Sabtu, 16 November 2013

Metamor Kita


Bicara tentangmu, memaksaku menengok masa lalu.

Betapa telah jauh kita melangkah, telah begitu banyak kenangan yang kita tinggalkan dan kerinduan untuk mengulang.

Perjumpaan awal dalam balutan seragam putih biru. Kita berteman, terjadi begitu saja. Tanpa pernah kita rencanakan bahkan aku tlah lupa apakah kita pernah benar-benar berkenalan saling menyebutkan nama dan berjabat tangan.

Dan kini dalam bingkai jas almamater hijau tua, bukti kita telah melangkah kian jauh dari masa penuh canda dan tawa tak kenal waktu, tempat dan suasana.

Mbak, dulu sekali dalam hati pernah kusebut kau sebagai ibu peri. Karena kebaikan hatimu begitu meneduhkan. Kau mengajariku berkorban dan berteman, dalam arti yang lebih dalam, lebih pekat dengan aroma kasih sayang.

Dan kita pun menjadi kian erat, menjadi seakan telah terhubung darah, lebih dekat rasanya bila beban ini dibagi bersamamu dan dua lagi sahabat kita dibandingkan dengan mereka yang ku sebut saudara karena aliran darah.

Dan dalam flashback panjang di sore yang menggelap karena gumpalan awan yang berarak menutup singgasana mentari di atas puncak kepala, aku tengah mengulang dengan seksama memori kita. Aku, kamu, eneng dan yeni si kura-kura.

Hampir tak pernah ada pertengkaran sengit antar kita, hampir tak pernah ada aksi saling diam lebih dari sehari, hampir tak pernah ada adu teriakan-teriakan kejam terlontar dari bibir.

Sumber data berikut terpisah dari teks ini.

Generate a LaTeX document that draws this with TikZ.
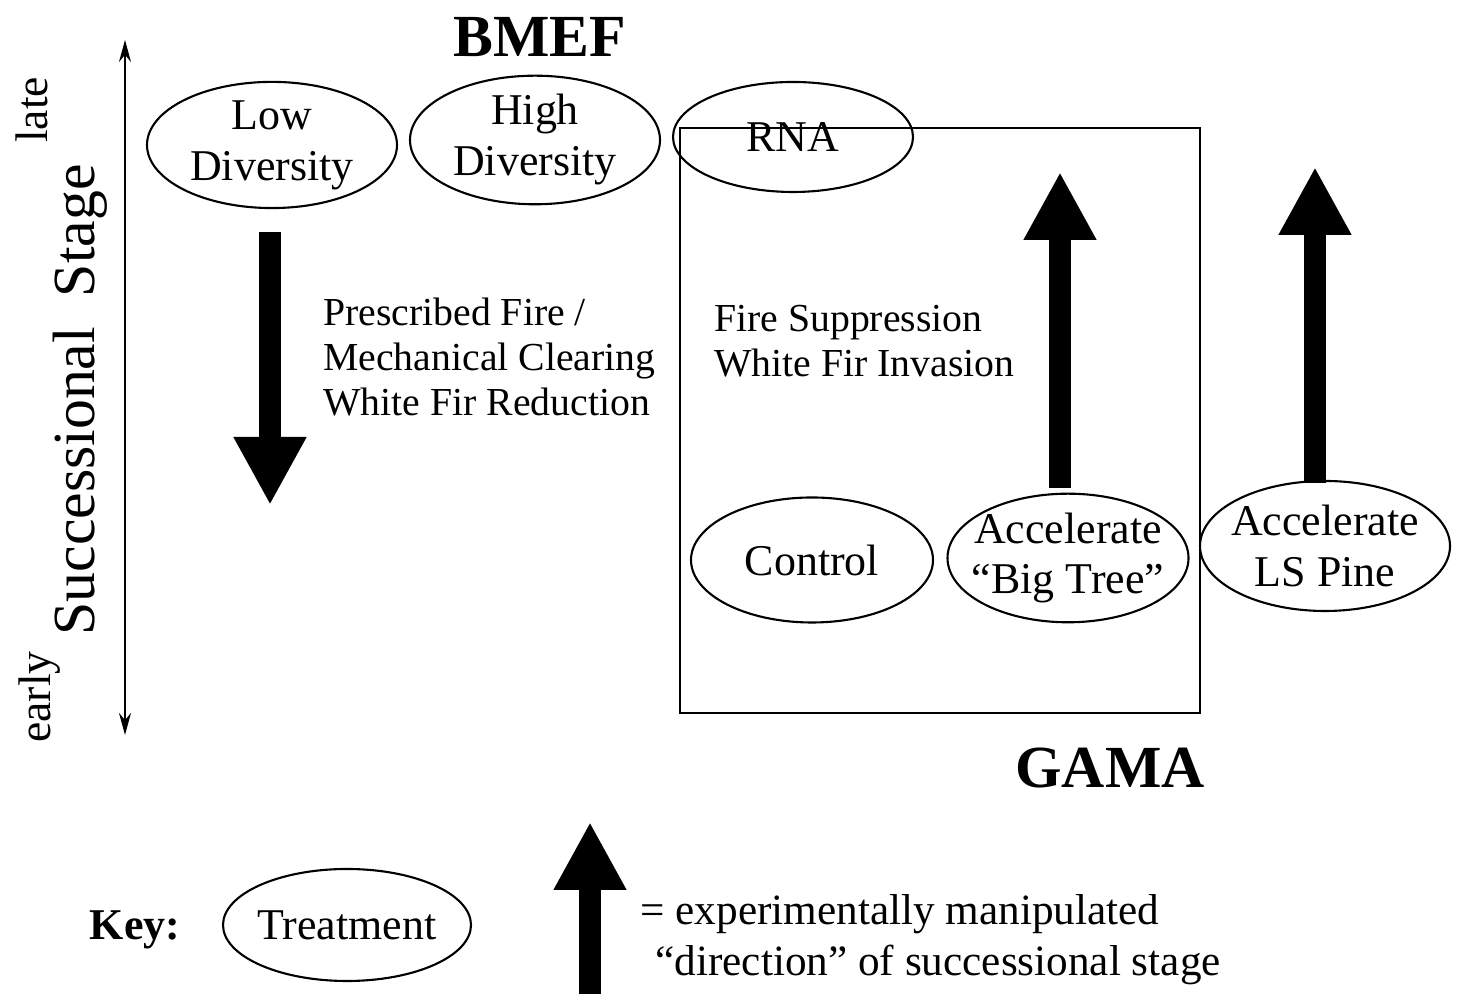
\documentclass[tikz,border=0pt]{standalone}
\usepackage{fontspec}
\setmainfont{Liberation Serif}
\usepackage{tikz}
\usetikzlibrary{shapes.geometric,arrows.meta,positioning}

\begin{document}
\begin{tikzpicture}[
    treat/.style={draw, ellipse, line width=0.6pt, minimum width=2.45cm, minimum height=1.15cm, inner xsep=-1cm, inner ysep=0pt, align=center, font=\fontsize{12.5}{14.5}\selectfont},
    bigarrow/.style={line width=0.22cm, -{Triangle[width=0.68cm, length=0.68cm]}},
    note/.style={anchor=west, align=left, font=\fontsize{11.3}{12.9}\selectfont},
    site/.style={font=\fontsize{17}{20}\selectfont\bfseries}
]
    \useasboundingbox (0,0) rectangle (14.61,9.94);

    \node[site] (bmef) at (5.40,9.57) {BMEF};
    \node[site] (gama) at (11.10,2.26) {GAMA};

    % successional axis
    \coordinate (axtop) at (1.25,9.54);
    \coordinate (axbot) at (1.25,2.59);
    \draw[line width=0.6pt, {Stealth[length=0.22cm, width=0.12cm]}-{Stealth[length=0.22cm, width=0.12cm]}] (axtop) -- (axbot);
    \node[rotate=90, font=\fontsize{17}{20}\selectfont] (stage) at (0.80,5.94) {Successional\ \ Stage};
    \node[rotate=90, font=\fontsize{13}{15}\selectfont] (late) at (0.32,8.84) {late};
    \node[rotate=90, font=\fontsize{13}{15}\selectfont] (early) at (0.40,2.97) {early};

    % treatments
    \node[treat, minimum width=2.5cm] (lowdiv) at (2.72,8.49) {Low\\Diversity};
    \node[treat, minimum width=2.5cm] (highdiv) at (5.35,8.54) {High\\Diversity};
    \node[treat, minimum width=2.4cm, minimum height=1.1cm] (rna) at (7.93,8.57) {RNA};
    \node[treat, minimum width=2.42cm, minimum height=1.25cm] (control) at (8.12,4.34) {Control};
    \node[treat, minimum width=2.41cm, minimum height=1.2cm] (bigtree) at (10.68,4.36) {Accelerate\\“Big Tree”};
    \node[treat, minimum width=2.5cm, minimum height=1.3cm] (lspine) at (13.25,4.48) {Accelerate\\LS Pine};

    \draw[line width=0.6pt] (6.80,8.66) rectangle (12.00,2.81);

    \node[note] (burn) at (3.11,6.37) {Prescribed Fire /\\Mechanical Clearing\\White Fir Reduction};
    \node[note] (suppress) at (7.02,6.53) {Fire Suppression\\White Fir Invasion};

    % manipulated directions
    \coordinate (downA) at (2.70,7.62);
    \coordinate (downB) at (2.70,4.89);
    \coordinate (upA) at (10.60,5.06);
    \coordinate (upB) at (10.60,8.22);
    \coordinate (upC) at (13.15,5.11);
    \coordinate (upD) at (13.15,8.27);
    \draw[bigarrow] (downA) -- (downB);
    \draw[bigarrow] (upA) -- (upB);
    \draw[bigarrow] (upC) -- (upD);

    % key
    \node[font=\fontsize{12.5}{14.5}\selectfont\bfseries] (key) at (1.35,0.64) {Key:};
    \node[treat, minimum width=2.48cm, minimum height=1.12cm] (keytreat) at (3.47,0.69) {Treatment};
    \coordinate (keyA) at (5.90,0.0);
    \coordinate (keyB) at (5.90,1.72);
    \draw[bigarrow] (keyA) -- (keyB);
    \node[anchor=west, align=left, font=\fontsize{12.3}{14.5}\selectfont] (keytext) at (6.28,0.54) {= experimentally manipulated\\\hspace{0.15cm}“direction” of successional stage};
\end{tikzpicture}
\end{document}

Hari-hari yang dulu seingatku telah kita isi dengan canda yang cukup mengganggu mereka yang tak mengerti apa yang lucu, kita penuhi dengan wajah khawatir eneng saat tertipu, tawa tergelakku melihat yeni berlari kesetanan takut ku tinggal, bahasa-bahasa aneh mbak ana yang bahkan tak akan ditemukkan di kamus sanksekerta, jawa hingga belanda dan kenekatan yeni terbang dari atas angkutan umum yang membuat khawatir supir dan penumpang, tapi kita temannya justru tertawa hingga sakit perut.

Momen-momen emas yang tak mungkin rasanya bisa persis sama kita rasa untuk kedua kalinya.
Kala itu gerbang kedewasaan masih begitu samar, seakan perpisahan tak akan pernah ada.
Setiap perjumpaan kita anggap remeh saja, toh esok kan masih ada, masih bisa bersua.

Namun kini baru benar terasa, saat rindu hanya mampu kita ucap lewat sambungan telpon berjam-jam yang kemudian terputus dengan bunyi tut.. tut.. keras, pertanda pulsa telah terkuras.
Saat ada yang tengah tergeletak di dera demam, flu, pusing hingga kepala yang meler, kita hanya mampu memberi semangat dan mengucap penggalan namanya dalam doa meminta kesembuhan.

Kita di antara bejubel tugas dan amanah, tentu tak bisa terlalu sering bertemu seperti dulu.
Tak hendak bersungut, menyalahkan waktu atau amanah yang bertumpuk di punggung.

Hanya ingin berbagi sedikit jeda, yang bisa kita nikmati bersama. Saat kau baca, aku harap ada sepotong episode masa lalu yang mampu menghadirkan tawa di tengah berbagai tekanan kehidupan gadis dewasa.

Saat kau baca, aku hanya ingin membagi sedikit mutiara rasa atas terlewatinya masa, bersama kalian aku temukan surga semesta. Tempat berbagi yang tak sempurna memang, namun kalian menjanjikan ada, menjadi bagian metamorfosa seorang Marlia Alvionita, menjadi demikian dewasa menuntun, membagi inspirasi walau hanya lewat sepenggal cerita tentang asa yang tengah kita bangun di medan perjuangan masing-masing.

Mencintaimu sahabatku. Semoga kelak di RidhoiNya kita terhimpun di surga sebenarnya.


Selamat telah berumur 21. Semoga kian berkah sisa usia di dunia.